# iPad 2 : capacité descendue à 13,83 Go



## Vaudoux (25 Octobre 2011)

Bonjour,
J'ai récemment fait l'acquisition d'un iPad 2 3G blanc 16 Go. Mais suite à un problème lors de la mise à jour vers iOS5, j'ai du effectuer une restauration. Depuis cette restauration et la mise à jour (réussie) vers iOS5, je n'ai plus que 13,83 Go en capacité sur mon iPad. Cela m'inquiète. Comment faire pour revenir aux 14 Go initiaux ?
J'ai déjà essayé une restauration en utilisant le firmware pré-IOS5 et cela n'a rien changé, toujours 13,83. Êtes-vous dans le même cas de moi ?





Uploaded with ImageShack.us


----------



## ToMacLaumax (25 Octobre 2011)

Salut,
Depuis le passage à iOS 5, sur mon iPhone et iPad, j'ai aussi perdu en capacité.
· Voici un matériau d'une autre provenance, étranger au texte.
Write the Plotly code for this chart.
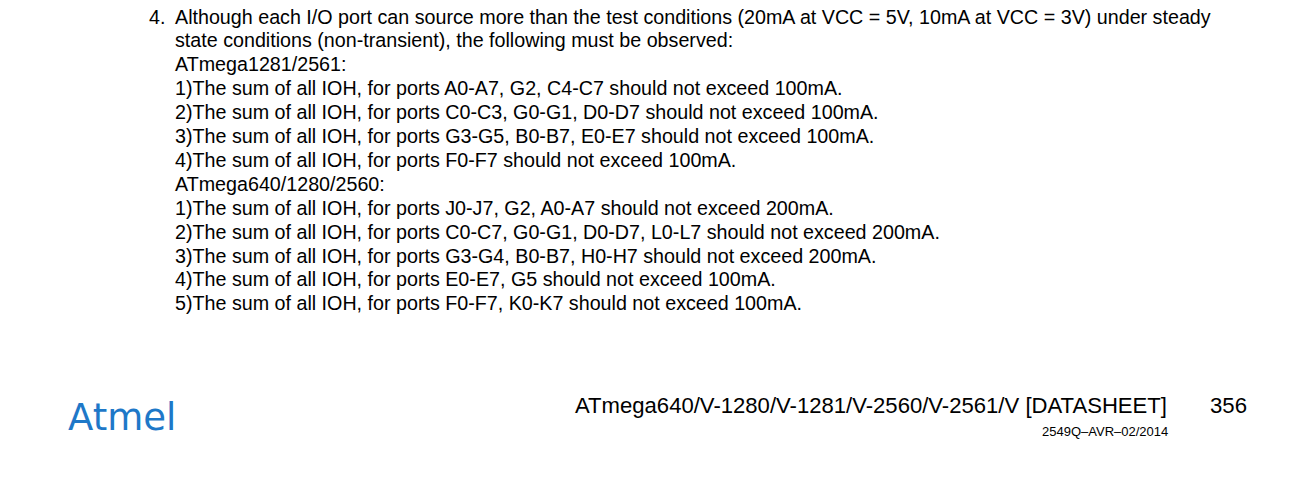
import plotly.graph_objects as go

# body text of the note, one entry per printed line
note_number = "4."
note_lines = [
    "Although each I/O port can source more than the test conditions (20mA at VCC = 5V, 10mA at VCC = 3V) under steady",
    "state conditions (non-transient), the following must be observed:",
    "ATmega1281/2561:",
    "1)The sum of all IOH, for ports A0-A7, G2, C4-C7 should not exceed 100mA.",
    "2)The sum of all IOH, for ports C0-C3, G0-G1, D0-D7 should not exceed 100mA.",
    "3)The sum of all IOH, for ports G3-G5, B0-B7, E0-E7 should not exceed 100mA.",
    "4)The sum of all IOH, for ports F0-F7 should not exceed 100mA.",
    "ATmega640/1280/2560:",
    "1)The sum of all IOH, for ports J0-J7, G2, A0-A7 should not exceed 200mA.",
    "2)The sum of all IOH, for ports C0-C7, G0-G1, D0-D7, L0-L7 should not exceed 200mA.",
    "3)The sum of all IOH, for ports G3-G4, B0-B7, H0-H7 should not exceed 200mA.",
    "4)The sum of all IOH, for ports E0-E7, G5 should not exceed 100mA.",
    "5)The sum of all IOH, for ports F0-F7, K0-K7 should not exceed 100mA.",
]

logo_text = "Atmel"
footer_title = "ATmega640/V-1280/V-1281/V-2560/V-2561/V [DATASHEET]"
page_number = "356"
doc_code = "2549Q\u2013AVR\u201302/2014"

W, H = 1311, 483
FONT = "Liberation Sans, Arial, sans-serif"

fig = go.Figure()
# invisible trace so the axes exist
fig.add_trace(go.Scatter(x=[0, W], y=[0, H], mode="markers",
                         marker=dict(opacity=0), hoverinfo="skip", showlegend=False))

top, step = 16.5, 23.9
fig.add_annotation(x=148, y=top, text=note_number, xanchor="left", yanchor="middle",
                   showarrow=False, borderpad=0,
                   font=dict(family=FONT, size=19.7, color="#000000"))
for i, line in enumerate(note_lines):
    fig.add_annotation(x=174, y=top + i * step, text=line, xanchor="left", yanchor="middle",
                       showarrow=False, borderpad=0,
                       font=dict(family=FONT, size=19.7, color="#000000"))

fig.add_annotation(x=67, y=417, text=logo_text, xanchor="left", yanchor="middle",
                   showarrow=False, borderpad=0,
                   font=dict(family="DejaVu Sans, sans-serif", size=37, color="#1e78c8"))
fig.add_annotation(x=1169, y=405, text=footer_title, xanchor="right", yanchor="middle",
                   showarrow=False, font=dict(family=FONT, size=22.1, color="#000000"))
fig.add_annotation(x=1249, y=405, text=page_number, xanchor="right", yanchor="middle",
                   showarrow=False, font=dict(family=FONT, size=22.2, color="#000000"))
fig.add_annotation(x=1170, y=431, text=doc_code, xanchor="right", yanchor="middle",
                   showarrow=False, font=dict(family=FONT, size=13, color="#000000"))

# axis units are screen pixels of the photographed window
fig.update_xaxes(range=[0, W], visible=False, fixedrange=True)
fig.update_yaxes(range=[H, 0], visible=False, fixedrange=True)
fig.update_layout(width=W, height=H, margin=dict(l=0, r=0, t=0, b=0),
                  plot_bgcolor="white", paper_bgcolor="white")

# drop the default body margin so the figure sits at the window corner
fig.write_html("out.html", config={"displayModeBar": False},
               post_script="document.body.style.margin='0';")
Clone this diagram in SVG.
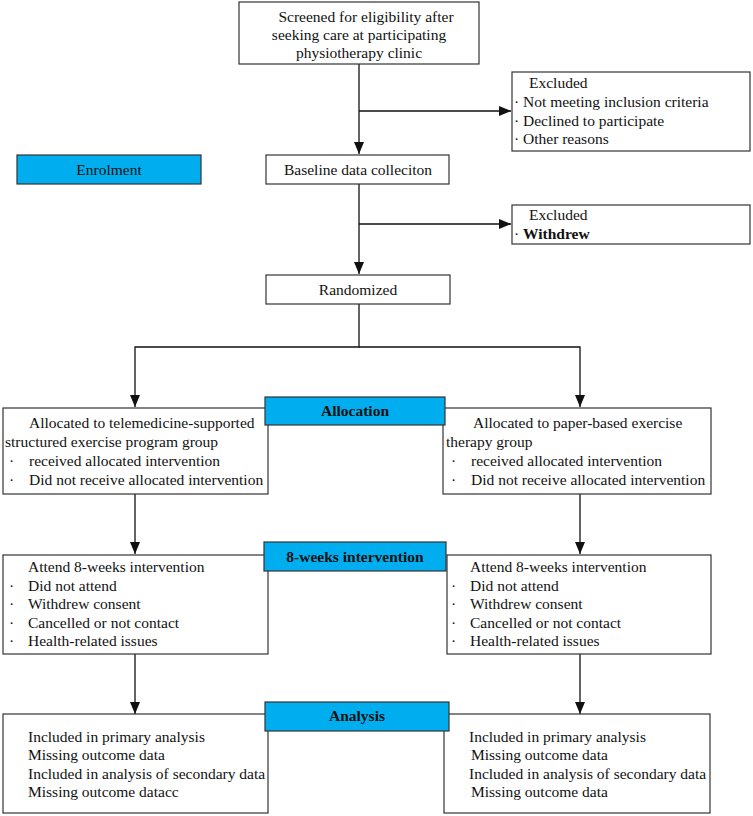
<svg xmlns="http://www.w3.org/2000/svg" width="753" height="816" viewBox="0 0 753 816">
<defs>
<marker id="arr" markerWidth="12" markerHeight="10" refX="12" refY="5" orient="auto" markerUnits="userSpaceOnUse">
<path d="M0,0 L12,5 L0,10 Z" fill="#111"/>
</marker>
<style>
.box{fill:#fff;stroke:#333;stroke-width:1.2}
.lab{fill:#00AEEF;stroke:#333;stroke-width:1.2}
.t{font-family:"Liberation Serif","Times New Roman",serif;font-size:15.5px;fill:#111}
.c{text-anchor:middle}
.b{font-weight:bold}
.ln{fill:none;stroke:#111;stroke-width:1.3}
</style>
</defs>
<rect width="753" height="816" fill="#fff"/>
<g id="connectors">
<path class="ln" d="M359,64 V154" marker-end="url(#arr)"/>
<path class="ln" d="M359,111 H511" marker-end="url(#arr)"/>
<path class="ln" d="M359,184 V274" marker-end="url(#arr)"/>
<path class="ln" d="M359,224 H511" marker-end="url(#arr)"/>
<path class="ln" d="M359,304 V347 H135 V407" marker-end="url(#arr)"/>
<path class="ln" d="M359,347 H580 V407" marker-end="url(#arr)"/>
<path class="ln" d="M135,494 V554" marker-end="url(#arr)"/>
<path class="ln" d="M580,494 V554" marker-end="url(#arr)"/>
<path class="ln" d="M135,654 V714" marker-end="url(#arr)"/>
<path class="ln" d="M580,654 V714" marker-end="url(#arr)"/>
</g>
<g id="screened">
<rect class="box" x="239" y="2" width="240" height="62"/>
<text class="t c" x="366" y="22">Screened for eligibility after</text>
<text class="t c" x="359" y="40">seeking care at participating</text>
<text class="t c" x="359" y="58">physiotherapy clinic</text>
</g>
<g id="excluded1">
<rect class="box" x="512" y="72" width="238" height="79"/>
<text class="t" x="529" y="88">Excluded</text>
<text class="t" x="514" y="107">· Not meeting inclusion criteria</text>
<text class="t" x="514" y="126">· Declined to participate</text>
<text class="t" x="514" y="144">· Other reasons</text>
</g>
<g id="enrolment">
<rect class="lab" x="17" y="155" width="184" height="29"/>
<text class="t c" x="109" y="175" fill="#1a2a44">Enrolment</text>
</g>
<g id="baseline">
<rect class="box" x="266" y="155" width="183" height="29"/>
<text class="t c" x="358" y="175">Baseline data colleciton</text>
</g>
<g id="excluded2">
<rect class="box" x="512" y="205" width="238" height="39"/>
<text class="t" x="529" y="220">Excluded</text>
<text class="t" x="514" y="239">· <tspan class="b">Withdrew</tspan></text>
</g>
<g id="randomized">
<rect class="box" x="266" y="275" width="184" height="29"/>
<text class="t c" x="358" y="295">Randomized</text>
</g>
<g id="alloc-left">
<rect class="box" x="3" y="408" width="265" height="86"/>
<text class="t" x="29" y="428">Allocated to telemedicine-supported</text>
<text class="t" x="5" y="447">structured exercise program group</text>
<text class="t" x="9" y="466">·</text>
<text class="t" x="29" y="466">received allocated intervention</text>
<text class="t" x="9" y="485">·</text>
<text class="t" x="29" y="485">Did not receive allocated intervention</text>
</g>
<g id="alloc-right">
<rect class="box" x="443" y="408" width="268" height="86"/>
<text class="t" x="473" y="428">Allocated to paper-based exercise</text>
<text class="t" x="446" y="447">therapy group</text>
<text class="t" x="451" y="466">·</text>
<text class="t" x="471" y="466">received allocated intervention</text>
<text class="t" x="451" y="485">·</text>
<text class="t" x="471" y="485">Did not receive allocated intervention</text>
</g>
<g id="allocation">
<rect class="lab" x="265" y="397" width="180" height="28"/>
<text class="t c b" x="355" y="416">Allocation</text>
</g>
<g id="int-left">
<rect class="box" x="3" y="555" width="265" height="99"/>
<text class="t" x="28" y="572">Attend 8-weeks intervention</text>
<text class="t" x="9" y="591">·</text>
<text class="t" x="28" y="591">Did not attend</text>
<text class="t" x="9" y="609">·</text>
<text class="t" x="28" y="609">Withdrew consent</text>
<text class="t" x="9" y="628">·</text>
<text class="t" x="28" y="628">Cancelled or not contact</text>
<text class="t" x="9" y="646">·</text>
<text class="t" x="28" y="646">Health-related issues</text>
</g>
<g id="int-right">
<rect class="box" x="447" y="555" width="264" height="99"/>
<text class="t" x="470" y="572">Attend 8-weeks intervention</text>
<text class="t" x="451" y="591">·</text>
<text class="t" x="470" y="591">Did not attend</text>
<text class="t" x="451" y="609">·</text>
<text class="t" x="470" y="609">Withdrew consent</text>
<text class="t" x="451" y="628">·</text>
<text class="t" x="470" y="628">Cancelled or not contact</text>
<text class="t" x="451" y="646">·</text>
<text class="t" x="470" y="646">Health-related issues</text>
</g>
<g id="intervention">
<rect class="lab" x="264" y="542" width="182" height="29"/>
<text class="t c b" x="355" y="562">8-weeks intervention</text>
</g>
<g id="analysis-left">
<rect class="box" x="3" y="714" width="265" height="99"/>
<text class="t" x="28" y="742">Included in primary analysis</text>
<text class="t" x="28" y="760">Missing outcome data</text>
<text class="t" x="28" y="779">Included in analysis of secondary data</text>
<text class="t" x="28" y="797">Missing outcome datacc</text>
</g>
<g id="analysis-right">
<rect class="box" x="444" y="714" width="266" height="99"/>
<text class="t" x="469" y="742">Included in primary analysis</text>
<text class="t" x="471" y="760">Missing outcome data</text>
<text class="t" x="469" y="779">Included in analysis of secondary data</text>
<text class="t" x="471" y="797">Missing outcome data</text>
</g>
<g id="analysis">
<rect class="lab" x="265" y="702" width="184" height="29"/>
<text class="t c b" x="357" y="721">Analysis</text>
</g>
</svg>
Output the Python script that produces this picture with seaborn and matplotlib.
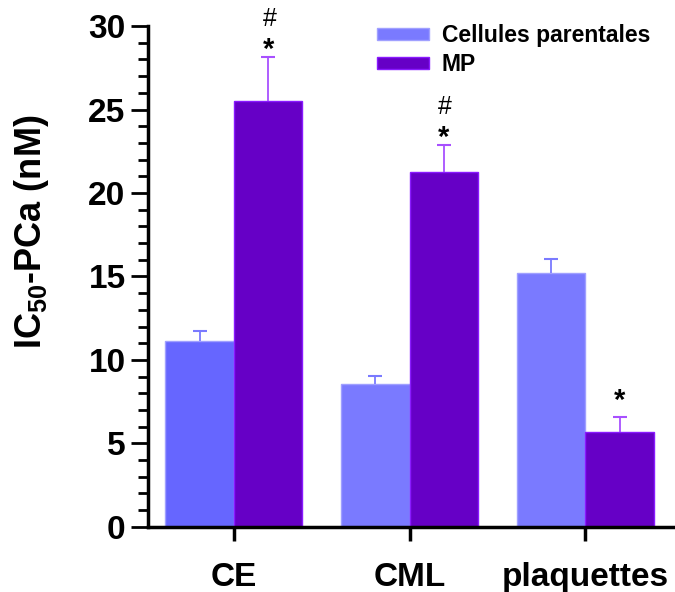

iPhone 3GS 32GO avant iOS 5 -> 29,33GO -> iOS 5 -> 28,8.
iPad 2 32GO avant iOS 5 -> 29,03 -> iOS 5 -> 28,6.


----------



## pepeye66 (25 Octobre 2011)

Peut être qu' IOS 5 prend plus de place que son prédécesseur non ?


----------



## Vaudoux (25 Octobre 2011)

Vos messages me rassurent, en effet, ce doit être iOS5 !


----------